The majority of photographers, me included, are freelance and this brings all the usual advantages and disadvantages of being self employed. Personally, I love working in such a free and creative discipline. Being able to work in such a variety of locations and with such a variety of people is something I value highly.
The fact that I have worked all my life in the same job is testament to how much I enjoy it, and now, having built up experience and contacts over the years, I am able to do more of what I want in the way of projects, which is great.
Any other advice?
Photography is very much a job of two parts, the technical and the personal. You need to have the grounding and understanding of the nuts and bolts elements but you also need to be able to get the best out of people, both in front of the lens and in a business sense. As such, I would advise people to get the grounding from qualifications and then start out as an assistant.
Being an assistant you learn all about the different areas of photography and begin to meet people and work your way into the photography scene. There is always a need for good assistants and if you can be amenable, friendly and responsive then you can rely on finding work. You will be expected to work hard and may do long hours but this is the best way to get to know the job.
Furthermore, contacts are absolutely key to the job and it is definitely who you know as much as what you know.
Photography involves taking pictures of people or things for aesthetic enjoyment or commercial use in publications such as newspapers and magazines or on websites.
As most photographers work freelance, salaries are highly variable and depend on the level of expertise, the size of the project and so on.
As a photographic assistant you can earn from £100 - £150 per day.
Full time photographers could earn anything from £18,000 - £50,000 and above, with top end fashion, portrait and celebrity photographers making significantly more.
Photographers are crucial in providing visual illustration for different purposes and it is said that a picture tells a thousand words. It is remarkable that the language of photography is somewhat aggressive (shoot, capture and take are the most commonly used terms), something which touches on one aspect of the job as they hunt for new images, with the photographer trying to best position themselves in order to find special scenes or moments in the world.

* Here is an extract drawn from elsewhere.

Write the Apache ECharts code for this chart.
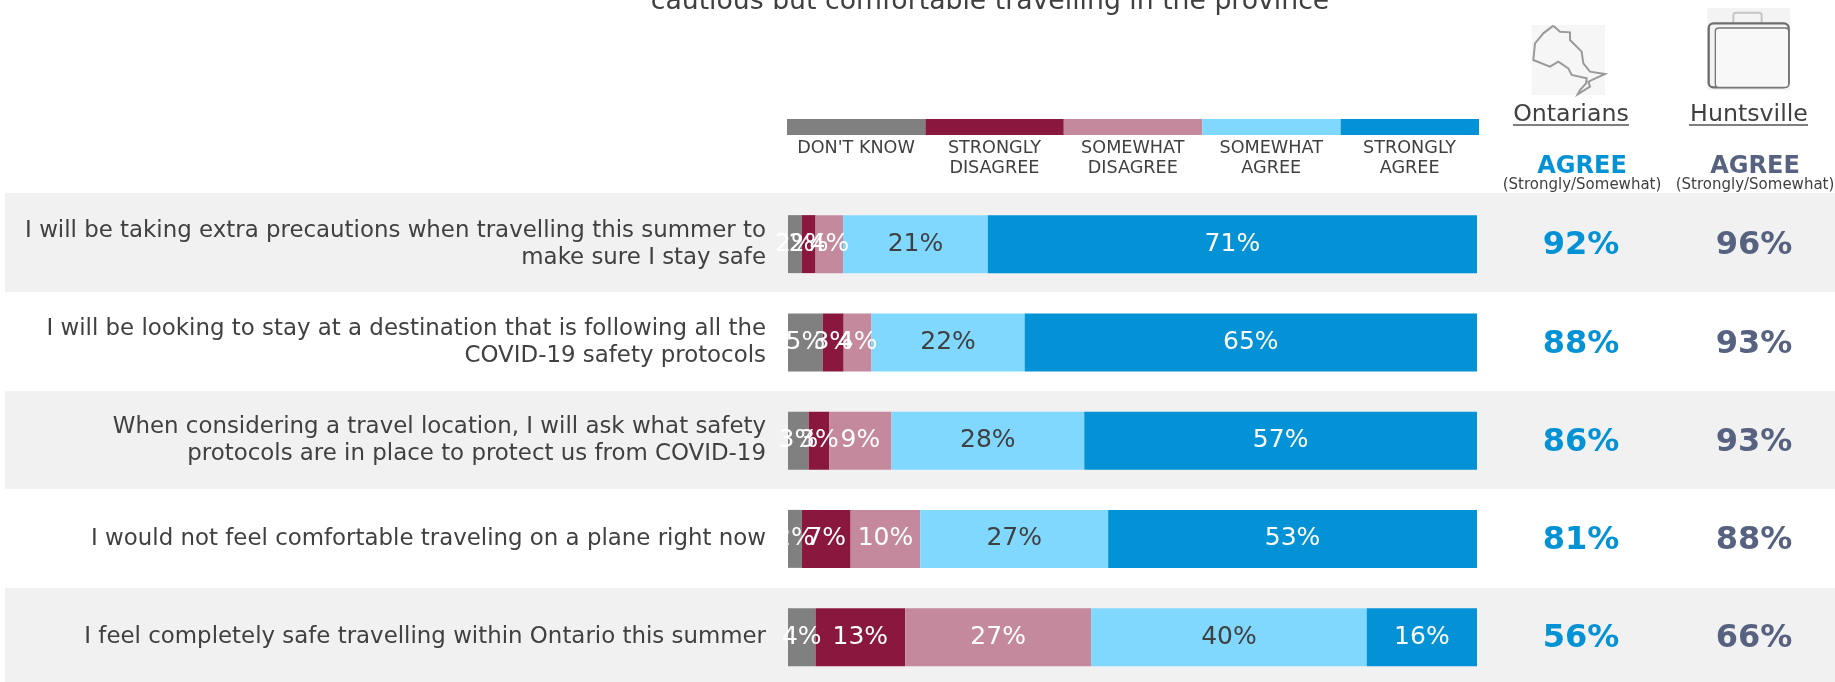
<!DOCTYPE html>
<html>
<head>
<meta charset="utf-8">
<style>html,body{margin:0;padding:0;background:#fff}#c{width:1835px;height:682px}</style>
<script src="https://cdn.jsdelivr.net/npm/echarts@6/dist/echarts.min.js"></script>
</head>
<body>
<div id="c"></div>
<script>
const statements = [
  'I will be taking extra precautions when travelling this summer to\nmake sure I stay safe',
  'I will be looking to stay at a destination that is following all the\nCOVID-19 safety protocols',
  'When considering a travel location, I will ask what safety\nprotocols are in place to protect us from COVID-19',
  'I would not feel comfortable traveling on a plane right now',
  'I feel completely safe travelling within Ontario this summer'
];
const responseNames = ["DON'T KNOW", 'STRONGLY\nDISAGREE', 'SOMEWHAT\nDISAGREE', 'SOMEWHAT\nAGREE', 'STRONGLY\nAGREE'];
const dontKnow = [2, 5, 3, 2, 4];
const stronglyDisagree = [2, 3, 3, 7, 13];
const somewhatDisagree = [4, 4, 9, 10, 27];
const somewhatAgree = [21, 22, 28, 27, 40];
const stronglyAgree = [71, 65, 57, 53, 16];
const groupNames = ['Ontarians', 'Huntsville'];
const ontariansAgree = [92, 88, 86, 81, 56];
const huntsvilleAgree = [96, 93, 93, 88, 66];

const responses = [dontKnow, stronglyDisagree, somewhatDisagree, somewhatAgree, stronglyAgree];
const swatches = ['#808080', '#8a183e', '#c4899d', '#80d8ff', '#0392d5'];
const labelInk = ['#fff', '#fff', '#fff', '#404040', '#fff'];
const FONT = '"DejaVu Sans", sans-serif';
const INK = '#404040';

// Every row fills the whole track: each segment is its share of the row's rounded total.
const rowTotal = statements.map((_, r) => responses.reduce((s, a) => s + a[r], 0));

const barSeries = responses.map((vals, i) => ({
  type: 'bar',
  name: responseNames[i],
  stack: 'share',
  barWidth: 58,
  itemStyle: { color: swatches[i] },
  data: vals.map((v, r) => v / rowTotal[r] * 100),
  label: {
    show: true,
    position: 'inside',
    offset: [0, 1.5],
    fontFamily: FONT,
    fontSize: 25,
    color: labelInk[i],
    formatter: p => vals[p.dataIndex] + '%'
  },
  labelLayout: { hideOverlap: false }
}));

const agreeSeries = [ontariansAgree, huntsvilleAgree].map((vals, i) => ({
  type: 'scatter',
  name: groupNames[i],
  xAxisIndex: 1,
  yAxisIndex: 1,
  symbolSize: 0,
  itemStyle: { opacity: 1 },
  data: vals.map((v, r) => [groupNames[i], r, v]),
  label: {
    show: true,
    position: 'inside',
    offset: [0, 2],
    fontFamily: FONT,
    fontWeight: 'bold',
    fontSize: 32,
    opacity: 1,
    color: i === 0 ? '#0392d5' : '#56627f',
    formatter: p => p.value[2] + '%'
  }
}));

const txt = (text, x, y, size, fill, extra) => ({
  type: 'text', z: 5,
  style: Object.assign({ text, x, y, fill, align: 'center', verticalAlign: 'middle',
    font: `${size}px ${FONT}` }, extra || {})
});
const band = (y, h) => ({ type: 'rect', z: -10, silent: true,
  shape: { x: 5, y, width: 1830, height: h }, style: { fill: '#f1f1f1' } });

// Small outline icons above the two summary columns
const ontarioOutline = [[220,77],[190,100],[165,130],[160,180],[210,200],[235,185],[265,205],[275,225],[320,235],[318,250],[300,270],[293,283],[330,260],[325,245],[375,222],[330,215],[310,190],[305,155],[270,120],[270,97],[240,95],[220,77]];
const ontarioIcon = {
  type: 'group', x: 1480, y: 0, scaleX: 1 / 3, scaleY: 1 / 3,
  children: [
    { type: 'rect', shape: { x: 155, y: 75, width: 220, height: 210 }, style: { fill: '#f6f6f6' } },
    { type: 'polyline', shape: { points: ontarioOutline }, style: { stroke: '#9a9a9a', lineWidth: 6, fill: 'none' } }
  ]
};
const suitcaseIcon = {
  type: 'group', x: 1480, y: 0, scaleX: 1 / 3, scaleY: 1 / 3,
  children: [
    { type: 'rect', shape: { x: 682, y: 24, width: 248, height: 246 }, style: { fill: '#f3f3f3' } },
    { type: 'rect', shape: { x: 760, y: 38, width: 85, height: 45, r: 8 }, style: { stroke: '#c4c4c4', lineWidth: 6, fill: 'none' } },
    { type: 'rect', shape: { x: 686, y: 70, width: 240, height: 192, r: 14 }, style: { stroke: '#6e6e6e', lineWidth: 7, fill: '#f3f3f3' } },
    { type: 'rect', shape: { x: 706, y: 84, width: 220, height: 178, r: 10 }, style: { stroke: '#777', lineWidth: 4, fill: '#f8f8f8' } }
  ]
};

const option = {
  backgroundColor: '#fff',
  animation: false,
  textStyle: { fontFamily: FONT },
  title: {
    text: 'cautious but comfortable travelling in the province',
    left: 985, top: -16, textAlign: 'center',
    textStyle: { fontFamily: FONT, fontWeight: 'normal', fontSize: 26.7, color: INK }
  },
  legend: {
    left: 787, top: 119, orient: 'horizontal',
    itemWidth: 138.4, itemHeight: 16, itemGap: 0, padding: 0, icon: 'rect',
    selectedMode: false,
    data: responseNames,
    formatter: () => ''
  },
  grid: [
    { left: 788, top: 195, width: 689, height: 491.25, outerBoundsMode: 'none' },
    { left: 1581, top: 195, width: 173, height: 491.25, outerBoundsMode: 'none' }
  ],
  xAxis: [
    { type: 'value', min: 0, max: 100, show: false, gridIndex: 0 },
    { type: 'category', data: groupNames, boundaryGap: false, show: false, gridIndex: 1 }
  ],
  yAxis: [
    {
      type: 'category', inverse: true, gridIndex: 0, data: statements,
      axisLine: { show: false }, axisTick: { show: false },
      axisLabel: { fontFamily: FONT, fontSize: 22.9, lineHeight: 27, color: INK, margin: 22, align: 'right', padding: [4, 0, 0, 0] }
    },
    { type: 'category', inverse: true, gridIndex: 1, data: statements, show: false }
  ],
  series: barSeries.concat(agreeSeries),
  graphic: [
    band(193, 99), band(391, 98), band(588, 94),
    ...responseNames.map((n, i) => txt(n, 856 + i * 138.4, n.includes('\n') ? 158 : 148, 17.6, INK, { lineHeight: 20 })),
    ontarioIcon, suitcaseIcon,
    txt(groupNames[0], 1571, 115, 23.7, INK),
    { type: 'line', z: 5, shape: { x1: 1513, y1: 125, x2: 1629, y2: 125 }, style: { stroke: '#555', lineWidth: 1.5 } },
    txt(groupNames[1], 1749, 115, 23.7, INK),
    { type: 'line', z: 5, shape: { x1: 1689, y1: 125, x2: 1808, y2: 125 }, style: { stroke: '#555', lineWidth: 1.5 } },
    txt('AGREE', 1582, 167, 24, '#0392d5', { font: `bold 24px ${FONT}` }),
    txt('AGREE', 1755, 167, 24, '#56627f', { font: `bold 24px ${FONT}` }),
    txt('(Strongly/Somewhat)', 1582, 185.5, 15, INK),
    txt('(Strongly/Somewhat)', 1755, 185.5, 15, INK)
  ]
};

const chart = echarts.init(document.getElementById('c'), null, { renderer: 'canvas' });
chart.setOption(option);
</script>
</body>
</html>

However, it is also true that photography is never merely neutral or objective, and pictures are always produced in quite an active sense: photographers mix the basic subject material with technical and creative insight to produce an image, and then exploit the commercial value of that product.

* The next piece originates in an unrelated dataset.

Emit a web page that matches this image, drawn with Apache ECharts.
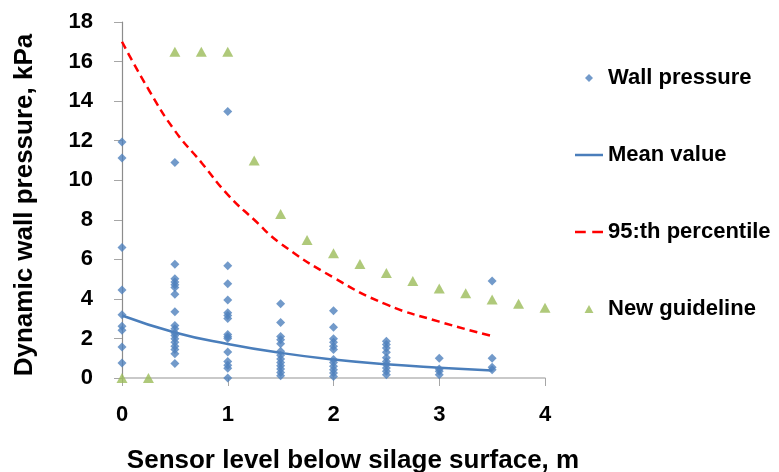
<!DOCTYPE html>
<html>
<head>
<meta charset="utf-8">
<script src="https://cdn.jsdelivr.net/npm/echarts@6/dist/echarts.min.js"></script>
<style>
html,body{margin:0;padding:0;background:#fff;}
#chart{width:779px;height:472px;}
</style>
</head>
<body>
<div id="chart"></div>
<script>
// Sensor levels (m) and wall pressure readings (kPa) at each level
const levels = [0, 0.5, 1, 1.5, 2, 2.5, 3, 3.5];
const wallAt0   = [11.93, 11.12, 6.6, 4.45, 3.2, 2.62, 2.42, 1.57, 0.76];
const wallAt05  = [10.89, 5.75, 5.02, 4.85, 4.72, 4.57, 4.23, 3.35, 2.65, 2.49, 2.28, 2.15, 1.98, 1.81, 1.6, 1.44, 1.23, 0.73];
const wallAt1   = [13.48, 5.68, 4.77, 3.94, 3.3, 3.16, 3.01, 2.2, 2.08, 2.0, 1.32, 0.84, 0.64, 0.49, 0.0];
const wallAt15  = [3.76, 2.81, 2.1, 1.94, 1.73, 1.35, 1.15, 0.96, 0.79, 0.62, 0.46, 0.28, 0.12];
const wallAt2   = [3.4, 2.57, 1.98, 1.81, 1.6, 1.44, 0.93, 0.79, 0.59, 0.42, 0.25, 0.08];
const wallAt25  = [1.86, 1.69, 1.52, 1.3, 1.02, 0.84, 0.68, 0.51, 0.34, 0.17];
const wallAt3   = [1.0, 0.46, 0.34, 0.17];
const wallAt35  = [4.9, 1.0, 0.54, 0.42];

// Mean value curve
const meanX = [0, 0.5, 1, 1.5, 2, 2.5, 3, 3.5];
const meanY = [3.16, 2.3, 1.72, 1.27, 0.93, 0.69, 0.52, 0.38];

// 95:th percentile curve
const p95X = [0, 0.25, 0.5, 0.75, 1, 1.25, 1.5, 2, 2.5, 3, 3.5];
const p95Y = [17.0, 14.6, 12.5, 10.9, 9.27, 8.0, 6.8, 5.08, 3.72, 2.85, 2.12];

// New guideline
const guideX = [0, 0.25, 0.5, 0.75, 1, 1.25, 1.5, 1.75, 2, 2.25, 2.5, 2.75, 3, 3.25, 3.5, 3.75, 4];
const guideY = [0, 0, 16.5, 16.5, 16.5, 11.0, 8.29, 6.98, 6.31, 5.77, 5.31, 4.9, 4.53, 4.28, 3.97, 3.75, 3.55];

const seriesNames = ['Wall pressure', 'Mean value', '95:th percentile', 'New guideline'];
const xAxisTitle = 'Sensor level below silage surface, m';
const yAxisTitle = 'Dynamic wall pressure, kPa';

const wallGroups = [wallAt0, wallAt05, wallAt1, wallAt15, wallAt2, wallAt25, wallAt3, wallAt35];
const wallData = [];
wallGroups.forEach((g, i) => g.forEach(v => wallData.push([levels[i], v])));
const zip = (xs, ys) => xs.map((x, i) => [x, ys[i]]);

const BLUE = '#4f81bd', LINEBLUE = '#4a7ebb', RED = '#ff0000', GREEN = '#9bbb59';
const FONT = 'Liberation Sans';

const chart = echarts.init(document.getElementById('chart'), null, {renderer: 'canvas'});
chart.setOption({
  animation: false,
  backgroundColor: '#ffffff',
  grid: {left: 122, right: 234, top: 22, bottom: 94, containLabel: false, outerBoundsMode: 'none'},
  legend: {
    orient: 'vertical',
    left: 570,
    top: 61,
    itemWidth: 28,
    itemHeight: 8,
    itemGap: 53,
    symbolKeepAspect: true,
    data: [
      {name: seriesNames[0], icon: 'path://M0,5L5,0L10,5L5,10Z', itemStyle: {color: BLUE}},
      {name: seriesNames[1], icon: 'path://M0,0L28,0L28,2.5L0,2.5Z', itemStyle: {color: LINEBLUE}},
      {name: seriesNames[2], icon: 'path://M0,0L10,0L10,2.5L0,2.5ZM16,0L26,0L26,2.5L16,2.5Z', itemStyle: {color: RED}},
      {name: seriesNames[3], icon: 'path://M5,0L10,9L0,9Z', itemStyle: {color: GREEN}}
    ],
    textStyle: {fontFamily: FONT, fontWeight: 'bold', fontSize: 22, color: '#000', lineHeight: 24}
  },
  xAxis: {
    type: 'value', min: 0, max: 4, interval: 1,
    name: xAxisTitle, nameLocation: 'middle', nameGap: 70,
    nameTextStyle: {fontFamily: FONT, fontWeight: 'bold', fontSize: 26, color: '#000', padding: [0, 0, 0, 39]},
    axisLine: {show: true, onZero: false, lineStyle: {color: '#b8b8b8', width: 1.5}},
    axisTick: {show: true, inside: false, length: 8, lineStyle: {color: '#a6a6a6', width: 1}},
    axisLabel: {margin: 26, fontFamily: FONT, fontWeight: 'bold', fontSize: 22, color: '#000'},
    splitLine: {show: false}
  },
  yAxis: {
    type: 'value', min: 0, max: 18, interval: 2,
    name: yAxisTitle, nameLocation: 'middle', nameGap: 84,
    nameTextStyle: {fontFamily: FONT, fontWeight: 'bold', fontSize: 26, color: '#000', padding: [0, 10, 0, 0]},
    axisLine: {show: true, lineStyle: {color: '#8c8c8c', width: 1.2}},
    axisTick: {show: true, inside: false, length: 8, lineStyle: {color: '#a6a6a6', width: 1}},
    axisLabel: {margin: 29, fontFamily: FONT, fontWeight: 'bold', fontSize: 22, color: '#000'},
    splitLine: {show: false}
  },
  series: [
    {
      name: seriesNames[0], type: 'scatter', symbol: 'diamond', symbolSize: 9,
      itemStyle: {color: BLUE}, data: wallData, z: 3
    },
    {
      name: seriesNames[1], type: 'line', smooth: true, symbol: 'none', showSymbol: false,
      lineStyle: {color: LINEBLUE, width: 2.5}, itemStyle: {color: LINEBLUE},
      data: zip(meanX, meanY), z: 2
    },
    {
      name: seriesNames[2], type: 'line', smooth: true, symbol: 'none', showSymbol: false,
      lineStyle: {color: RED, width: 2.5, type: [8, 5]}, itemStyle: {color: RED},
      data: zip(p95X, p95Y), z: 2
    },
    {
      name: seriesNames[3], type: 'scatter', symbol: 'triangle', symbolSize: [11, 10],
      itemStyle: {color: GREEN}, data: zip(guideX, guideY), z: 3
    }
  ]
});
</script>
</body>
</html>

Qualifications in photography help to provide a solid understanding of photography and technical practice. Many people complete degrees in photography or shorter courses at art colleges before starting work, covering photography in general, vocational photography, photographic processing and other related subjects. Both full and part-time courses are available and include:
Some of these courses are more demanding in terms of qualifications, and may require relevant A-levels, GCSEs or a prior foundation course. The British Institute of Professional Photography (BIPP) Professional Qualifying Examination (PQE) is well-respected and the organisation also offers good opportunities for networking with a mentor system to help new photographers. For more information visit their website:
Jobs in photojournalism, working for a newspaper or magazine, may require a specific qualification recognised by the National Council for the Training of Journalists (NCTJ) - see website below for further details:
Further options for qualification include the NVQ in Photo Imaging (levels 2,3 and 4) or more specialised short courses run by the BIPP or the association of photographers:
Photographers need a keen visual eye to assess forms, colours, lighting and perspective. They also need a good technical and creative instinct to exploit basic subject material. Most photographers also require good people skills to get the best out of their subjects.
As most photographers work freelance basic business skills are useful, as is the ability to juggle commitments and schedules to maintain steady work in the face of a variable and changing working market.
Working long or unsociable hours may come with the territory and even studio work can be hot and arduous, but for the most part photographers concentrate on producing the best photo possible, whatever the situation, and the working conditions are something most people enjoy.
Experience is important and as a photographer's portfolio is evidence of their best work this is something that should be established at the earliest possible stage and then improved.
After gaining formal qualifications it is essential to build contacts and experience and the best way to do this is by becoming a photographic assistant, helping a professional photographer on shoots with everything from lighting to keeping clients happy.
Many people work for 3-5 years as an assistant before even beginning to work independently so it is important to be realistic about the time and commitment required from the job.
Major employers do exist in photography but mainly only in specialised, individual areas such as fashion or nature, or in the growing business of library or archive projects. The biggest general employers are major newspapers, magazines and websites.
As most photographers work freelance the standard career path is to specialise in one kind of photography and start building a reputation for good work in this field and a business along with it. Getting work published and winning awards is a good means to this end.